= Task inputs =
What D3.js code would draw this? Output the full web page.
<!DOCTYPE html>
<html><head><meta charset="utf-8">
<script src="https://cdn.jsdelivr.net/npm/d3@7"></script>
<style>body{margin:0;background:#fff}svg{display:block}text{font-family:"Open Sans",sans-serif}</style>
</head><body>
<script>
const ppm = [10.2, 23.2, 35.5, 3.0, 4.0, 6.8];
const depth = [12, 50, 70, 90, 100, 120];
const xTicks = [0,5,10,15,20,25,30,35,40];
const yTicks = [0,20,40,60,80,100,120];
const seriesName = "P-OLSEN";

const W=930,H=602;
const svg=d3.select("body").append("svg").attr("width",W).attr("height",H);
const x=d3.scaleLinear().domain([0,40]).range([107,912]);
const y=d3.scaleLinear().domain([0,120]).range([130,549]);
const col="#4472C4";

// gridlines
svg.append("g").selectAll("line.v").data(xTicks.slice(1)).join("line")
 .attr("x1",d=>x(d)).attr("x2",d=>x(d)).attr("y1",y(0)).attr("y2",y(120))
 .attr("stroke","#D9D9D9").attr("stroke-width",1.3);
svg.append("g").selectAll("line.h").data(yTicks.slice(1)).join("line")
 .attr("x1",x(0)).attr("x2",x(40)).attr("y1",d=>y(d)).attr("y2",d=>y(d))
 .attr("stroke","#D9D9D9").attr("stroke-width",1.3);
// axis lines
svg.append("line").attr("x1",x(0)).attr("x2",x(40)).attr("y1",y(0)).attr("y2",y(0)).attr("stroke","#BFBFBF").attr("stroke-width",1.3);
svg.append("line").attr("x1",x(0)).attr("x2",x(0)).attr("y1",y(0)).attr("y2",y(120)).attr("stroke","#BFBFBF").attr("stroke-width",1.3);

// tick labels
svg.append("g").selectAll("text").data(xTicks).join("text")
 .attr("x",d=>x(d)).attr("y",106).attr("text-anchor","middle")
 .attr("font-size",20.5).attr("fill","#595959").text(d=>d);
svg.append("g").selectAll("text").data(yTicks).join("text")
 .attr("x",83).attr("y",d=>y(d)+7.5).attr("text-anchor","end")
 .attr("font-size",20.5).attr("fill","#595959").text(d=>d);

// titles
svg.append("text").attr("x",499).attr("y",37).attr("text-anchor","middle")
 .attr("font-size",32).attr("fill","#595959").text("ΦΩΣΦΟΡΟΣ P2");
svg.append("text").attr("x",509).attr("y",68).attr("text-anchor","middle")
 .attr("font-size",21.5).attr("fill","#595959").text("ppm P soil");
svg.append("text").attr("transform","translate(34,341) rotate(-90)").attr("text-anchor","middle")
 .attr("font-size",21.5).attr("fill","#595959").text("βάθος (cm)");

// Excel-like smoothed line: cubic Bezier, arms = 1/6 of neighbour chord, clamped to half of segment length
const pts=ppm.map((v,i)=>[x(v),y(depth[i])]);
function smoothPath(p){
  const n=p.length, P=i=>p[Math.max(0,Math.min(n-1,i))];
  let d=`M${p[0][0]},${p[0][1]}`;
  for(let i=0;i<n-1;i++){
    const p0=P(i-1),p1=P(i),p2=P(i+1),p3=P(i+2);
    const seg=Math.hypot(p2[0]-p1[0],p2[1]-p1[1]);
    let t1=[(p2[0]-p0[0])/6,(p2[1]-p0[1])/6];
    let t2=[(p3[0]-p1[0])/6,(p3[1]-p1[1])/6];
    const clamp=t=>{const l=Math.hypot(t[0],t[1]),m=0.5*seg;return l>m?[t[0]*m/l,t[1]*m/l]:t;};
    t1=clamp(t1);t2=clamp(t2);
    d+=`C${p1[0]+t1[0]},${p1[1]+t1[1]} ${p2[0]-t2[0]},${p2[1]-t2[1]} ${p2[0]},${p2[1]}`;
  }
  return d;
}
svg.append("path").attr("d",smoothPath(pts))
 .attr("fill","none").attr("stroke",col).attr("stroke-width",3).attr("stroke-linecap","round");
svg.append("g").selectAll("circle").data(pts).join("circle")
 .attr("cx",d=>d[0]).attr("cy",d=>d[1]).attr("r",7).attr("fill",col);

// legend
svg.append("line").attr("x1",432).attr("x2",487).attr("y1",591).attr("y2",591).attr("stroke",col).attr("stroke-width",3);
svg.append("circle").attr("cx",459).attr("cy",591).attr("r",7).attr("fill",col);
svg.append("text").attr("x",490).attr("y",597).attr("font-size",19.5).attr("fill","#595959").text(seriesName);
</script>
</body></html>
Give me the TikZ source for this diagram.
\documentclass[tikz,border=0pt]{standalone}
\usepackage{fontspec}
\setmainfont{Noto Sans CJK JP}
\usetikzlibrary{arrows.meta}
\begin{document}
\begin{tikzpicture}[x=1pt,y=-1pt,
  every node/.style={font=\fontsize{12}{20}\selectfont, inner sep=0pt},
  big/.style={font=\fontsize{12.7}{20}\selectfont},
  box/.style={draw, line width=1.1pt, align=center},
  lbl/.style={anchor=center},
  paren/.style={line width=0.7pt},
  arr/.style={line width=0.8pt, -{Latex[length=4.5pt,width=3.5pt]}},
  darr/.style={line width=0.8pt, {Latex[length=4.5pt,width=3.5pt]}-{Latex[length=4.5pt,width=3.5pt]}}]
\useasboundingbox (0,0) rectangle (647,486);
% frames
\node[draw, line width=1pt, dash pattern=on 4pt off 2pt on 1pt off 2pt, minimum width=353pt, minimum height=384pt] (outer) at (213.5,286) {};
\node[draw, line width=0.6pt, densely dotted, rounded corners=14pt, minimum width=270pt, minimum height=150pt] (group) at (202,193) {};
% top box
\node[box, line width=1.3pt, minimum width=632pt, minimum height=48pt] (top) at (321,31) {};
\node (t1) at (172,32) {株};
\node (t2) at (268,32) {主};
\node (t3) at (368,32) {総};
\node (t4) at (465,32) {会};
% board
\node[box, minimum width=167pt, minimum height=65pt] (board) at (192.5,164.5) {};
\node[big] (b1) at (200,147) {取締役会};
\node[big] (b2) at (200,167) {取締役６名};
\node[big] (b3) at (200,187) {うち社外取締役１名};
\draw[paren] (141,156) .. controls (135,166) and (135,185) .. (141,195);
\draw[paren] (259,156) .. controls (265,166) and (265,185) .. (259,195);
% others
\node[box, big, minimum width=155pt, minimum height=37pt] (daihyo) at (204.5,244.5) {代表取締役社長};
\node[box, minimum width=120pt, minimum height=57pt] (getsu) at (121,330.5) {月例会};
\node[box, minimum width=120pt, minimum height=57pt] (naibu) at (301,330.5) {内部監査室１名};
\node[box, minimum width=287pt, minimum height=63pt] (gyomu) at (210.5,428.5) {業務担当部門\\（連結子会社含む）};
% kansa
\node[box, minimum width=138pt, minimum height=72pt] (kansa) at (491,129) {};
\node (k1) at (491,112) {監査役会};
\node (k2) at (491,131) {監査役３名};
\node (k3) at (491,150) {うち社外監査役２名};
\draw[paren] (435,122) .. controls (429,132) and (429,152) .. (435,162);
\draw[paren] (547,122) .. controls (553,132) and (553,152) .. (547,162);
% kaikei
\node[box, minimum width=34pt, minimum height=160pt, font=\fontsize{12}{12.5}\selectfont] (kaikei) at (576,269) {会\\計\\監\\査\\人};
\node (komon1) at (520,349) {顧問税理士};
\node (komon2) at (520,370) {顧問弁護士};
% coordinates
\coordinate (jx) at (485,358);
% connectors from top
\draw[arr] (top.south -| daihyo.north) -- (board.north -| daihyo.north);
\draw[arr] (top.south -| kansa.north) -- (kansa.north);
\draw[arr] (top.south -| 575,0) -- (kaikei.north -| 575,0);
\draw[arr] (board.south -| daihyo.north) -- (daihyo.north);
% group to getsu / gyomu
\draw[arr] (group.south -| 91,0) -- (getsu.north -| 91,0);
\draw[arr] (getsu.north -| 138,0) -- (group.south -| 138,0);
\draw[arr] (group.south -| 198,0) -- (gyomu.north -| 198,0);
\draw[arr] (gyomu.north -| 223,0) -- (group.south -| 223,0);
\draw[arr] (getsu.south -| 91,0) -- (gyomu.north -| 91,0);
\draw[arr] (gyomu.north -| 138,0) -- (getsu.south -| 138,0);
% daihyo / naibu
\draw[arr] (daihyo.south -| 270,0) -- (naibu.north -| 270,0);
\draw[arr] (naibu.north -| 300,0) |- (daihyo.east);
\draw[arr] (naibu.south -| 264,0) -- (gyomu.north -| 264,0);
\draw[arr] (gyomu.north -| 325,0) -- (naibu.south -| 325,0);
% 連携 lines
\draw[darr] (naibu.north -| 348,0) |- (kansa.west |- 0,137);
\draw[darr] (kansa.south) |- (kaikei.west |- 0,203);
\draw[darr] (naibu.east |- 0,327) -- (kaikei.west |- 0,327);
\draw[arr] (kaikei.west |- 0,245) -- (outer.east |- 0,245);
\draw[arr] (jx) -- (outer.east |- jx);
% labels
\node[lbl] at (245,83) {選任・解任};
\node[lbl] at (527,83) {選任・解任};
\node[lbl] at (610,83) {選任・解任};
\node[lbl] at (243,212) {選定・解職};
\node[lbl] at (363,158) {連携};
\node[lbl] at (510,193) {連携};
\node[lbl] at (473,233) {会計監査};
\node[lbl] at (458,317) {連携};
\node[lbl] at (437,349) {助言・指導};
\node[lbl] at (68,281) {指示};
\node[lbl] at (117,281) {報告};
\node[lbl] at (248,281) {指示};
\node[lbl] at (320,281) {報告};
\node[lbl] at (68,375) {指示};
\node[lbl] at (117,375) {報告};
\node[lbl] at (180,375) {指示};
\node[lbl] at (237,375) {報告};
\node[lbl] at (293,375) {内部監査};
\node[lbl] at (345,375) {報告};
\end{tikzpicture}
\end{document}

= Written task =
Scan the entries above for the word "this" and collect each line holding it.

= The answer =
What D3.js code would draw this? Output the full web page.
Give me the TikZ source for this diagram.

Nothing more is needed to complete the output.